Most of the time, complexity is an unnecessary evil. Attempt to avoid it at all cost and, even if you think this is the only way to proceed, sleep over it and try it simpler on next morning.
I’ve been working as a developer for 11 years already, I’ve committed a lot of mistakes, I’ve created a lot of complex systems.
I do prefer simpler things now. Simpler systems are:
- Easier to maintain:
Unless you live in a bubble, documentation is not as mainstream as it should. I still scratch my head reading my own code just a couple of weeks after writing it.
- They perform better:
The less instructions a CPU needs to compute, the faster it will complete the job. Do you really need to implement a whole observer pattern for just one subscriber?, maybe you can just call that callback directly, and scale later if needed.

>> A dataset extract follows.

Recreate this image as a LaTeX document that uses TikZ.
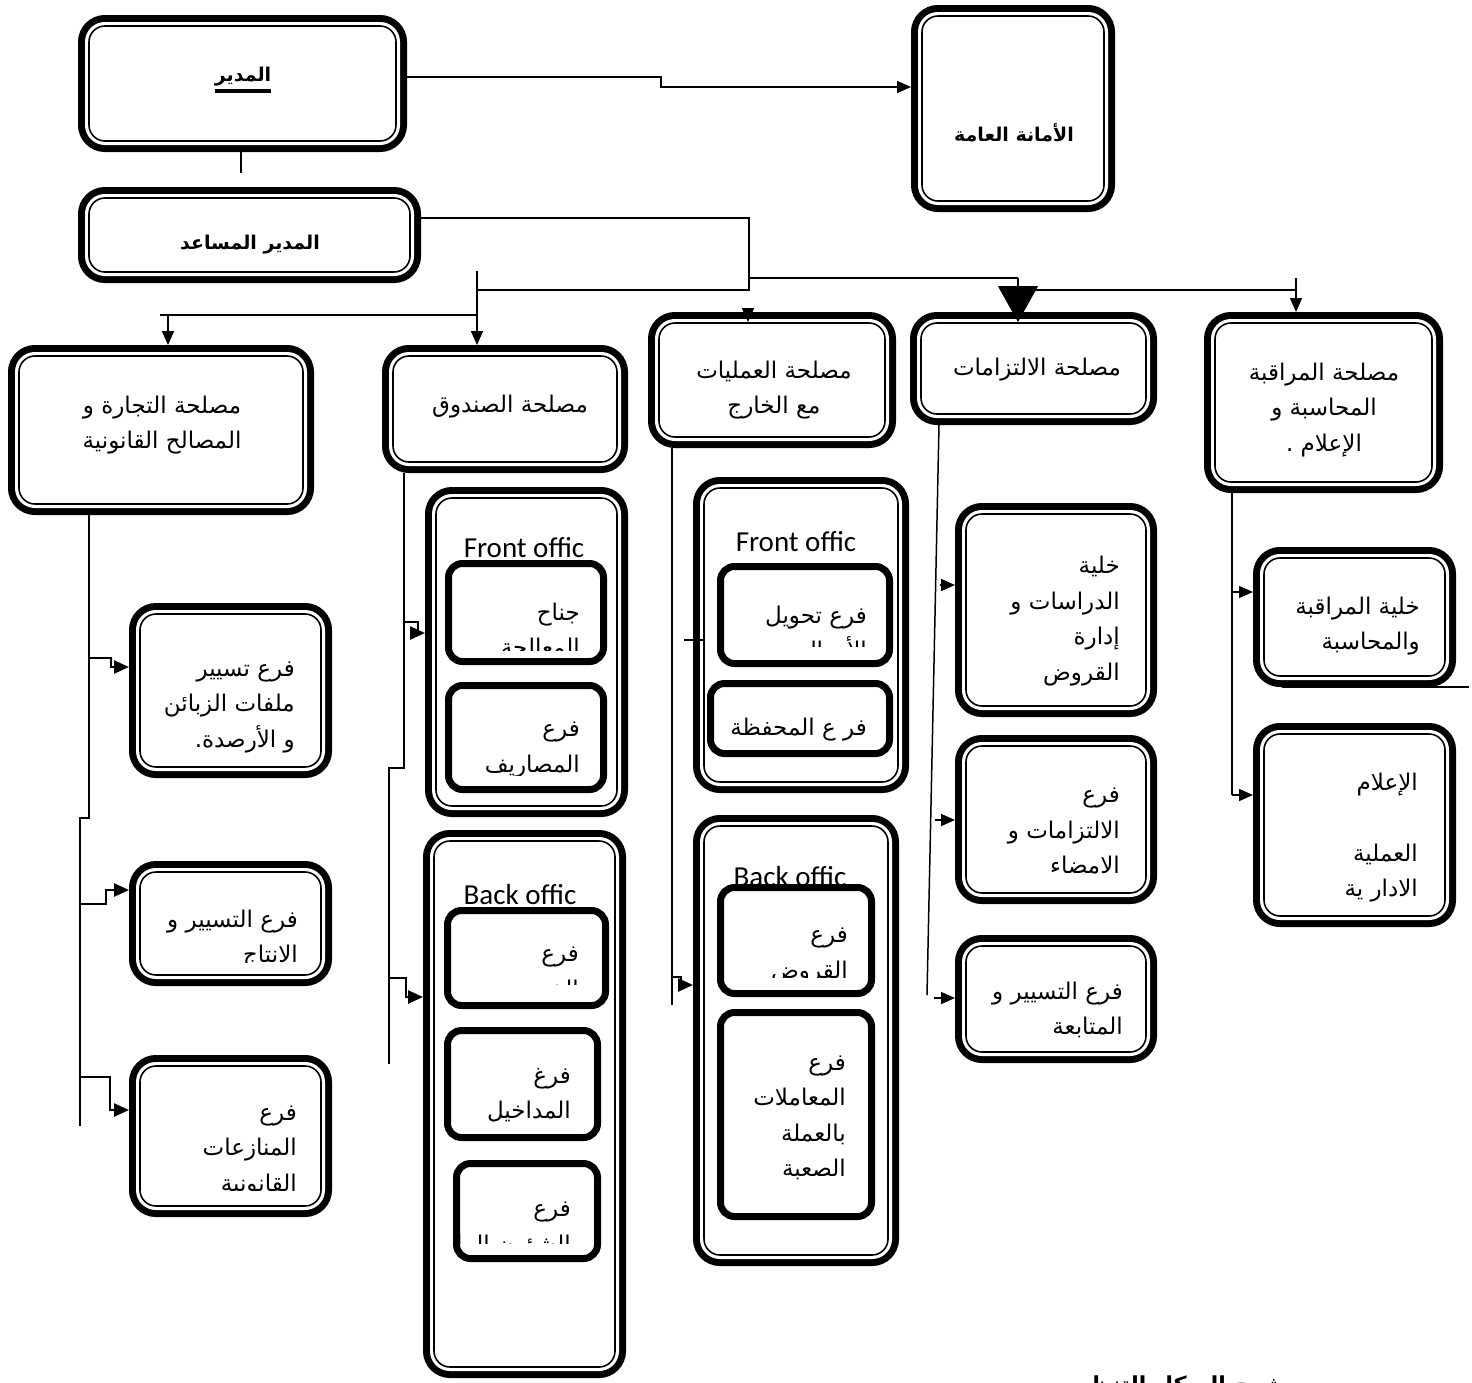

- Much easier to delegate:
We’ve been juniors as well. Tutorials, pet projects and Open Source Software are fine to exercise new knowledge, ask them to practice on those, not on production. You will be in a hurry someday, and being able to delegate is easier when your system is easy to follow.
A recruiter recently sent me a job offer highlighting his client wants candidates with “experience building complex systems”. It won’t be a surprise that those candidates will be more keen to architect crazy complex stuff.
While the following repository is a joke, it’s a reflect of something that is happening:
Of course, in order to achieve specific business goals or tricky performance issues, you will end up adding complexity to your project. In those cases, flag it and discuss with your team to see if there is an easier way to achieve it.
Avoid using coding patterns or third-party solutions and dependencies looking for a problem you don’t have.
Simplify your systems! That is a complex enough but much more rewarding challenge. Remember that a boring Model-View-Controller monolith can still make you millionaire.